-- start --

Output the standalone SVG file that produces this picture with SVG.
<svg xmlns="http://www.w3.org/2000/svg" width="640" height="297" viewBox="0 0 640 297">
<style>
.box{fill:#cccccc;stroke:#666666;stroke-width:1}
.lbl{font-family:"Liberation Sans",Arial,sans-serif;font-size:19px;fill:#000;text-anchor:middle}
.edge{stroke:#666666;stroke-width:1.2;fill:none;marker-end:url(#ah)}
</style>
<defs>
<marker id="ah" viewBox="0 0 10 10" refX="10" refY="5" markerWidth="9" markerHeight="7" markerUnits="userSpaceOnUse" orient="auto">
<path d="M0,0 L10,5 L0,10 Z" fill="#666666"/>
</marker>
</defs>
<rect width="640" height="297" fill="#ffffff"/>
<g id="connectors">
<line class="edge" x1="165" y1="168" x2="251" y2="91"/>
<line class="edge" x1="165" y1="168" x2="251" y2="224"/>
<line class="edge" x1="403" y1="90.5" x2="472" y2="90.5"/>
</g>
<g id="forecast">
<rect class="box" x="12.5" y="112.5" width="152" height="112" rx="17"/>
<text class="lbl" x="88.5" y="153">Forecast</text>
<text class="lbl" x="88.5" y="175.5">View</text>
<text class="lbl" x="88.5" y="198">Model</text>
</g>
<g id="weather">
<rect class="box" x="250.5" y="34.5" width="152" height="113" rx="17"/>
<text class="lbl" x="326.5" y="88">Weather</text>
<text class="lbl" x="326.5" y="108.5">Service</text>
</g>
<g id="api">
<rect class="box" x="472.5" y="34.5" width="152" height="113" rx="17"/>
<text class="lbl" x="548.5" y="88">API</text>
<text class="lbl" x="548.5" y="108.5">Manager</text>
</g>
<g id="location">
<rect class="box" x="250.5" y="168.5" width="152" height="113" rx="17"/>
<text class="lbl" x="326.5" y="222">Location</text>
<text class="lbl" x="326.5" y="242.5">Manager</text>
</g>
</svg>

-- end --

◆ WRITTEN EXERCISE ◆
Using the listing above, reproduce each line without omission.

◆ RESULT OF THIS EXERCISE ◆
Output the standalone SVG file that produces this picture with SVG.
<svg xmlns="http://www.w3.org/2000/svg" width="640" height="297" viewBox="0 0 640 297">
<style>
.box{fill:#cccccc;stroke:#666666;stroke-width:1}
.lbl{font-family:"Liberation Sans",Arial,sans-serif;font-size:19px;fill:#000;text-anchor:middle}
.edge{stroke:#666666;stroke-width:1.2;fill:none;marker-end:url(#ah)}
</style>
<defs>
<marker id="ah" viewBox="0 0 10 10" refX="10" refY="5" markerWidth="9" markerHeight="7" markerUnits="userSpaceOnUse" orient="auto">
<path d="M0,0 L10,5 L0,10 Z" fill="#666666"/>
</marker>
</defs>
<rect width="640" height="297" fill="#ffffff"/>
<g id="connectors">
<line class="edge" x1="165" y1="168" x2="251" y2="91"/>
<line class="edge" x1="165" y1="168" x2="251" y2="224"/>
<line class="edge" x1="403" y1="90.5" x2="472" y2="90.5"/>
</g>
<g id="forecast">
<rect class="box" x="12.5" y="112.5" width="152" height="112" rx="17"/>
<text class="lbl" x="88.5" y="153">Forecast</text>
<text class="lbl" x="88.5" y="175.5">View</text>
<text class="lbl" x="88.5" y="198">Model</text>
</g>
<g id="weather">
<rect class="box" x="250.5" y="34.5" width="152" height="113" rx="17"/>
<text class="lbl" x="326.5" y="88">Weather</text>
<text class="lbl" x="326.5" y="108.5">Service</text>
</g>
<g id="api">
<rect class="box" x="472.5" y="34.5" width="152" height="113" rx="17"/>
<text class="lbl" x="548.5" y="88">API</text>
<text class="lbl" x="548.5" y="108.5">Manager</text>
</g>
<g id="location">
<rect class="box" x="250.5" y="168.5" width="152" height="113" rx="17"/>
<text class="lbl" x="326.5" y="222">Location</text>
<text class="lbl" x="326.5" y="242.5">Manager</text>
</g>
</svg>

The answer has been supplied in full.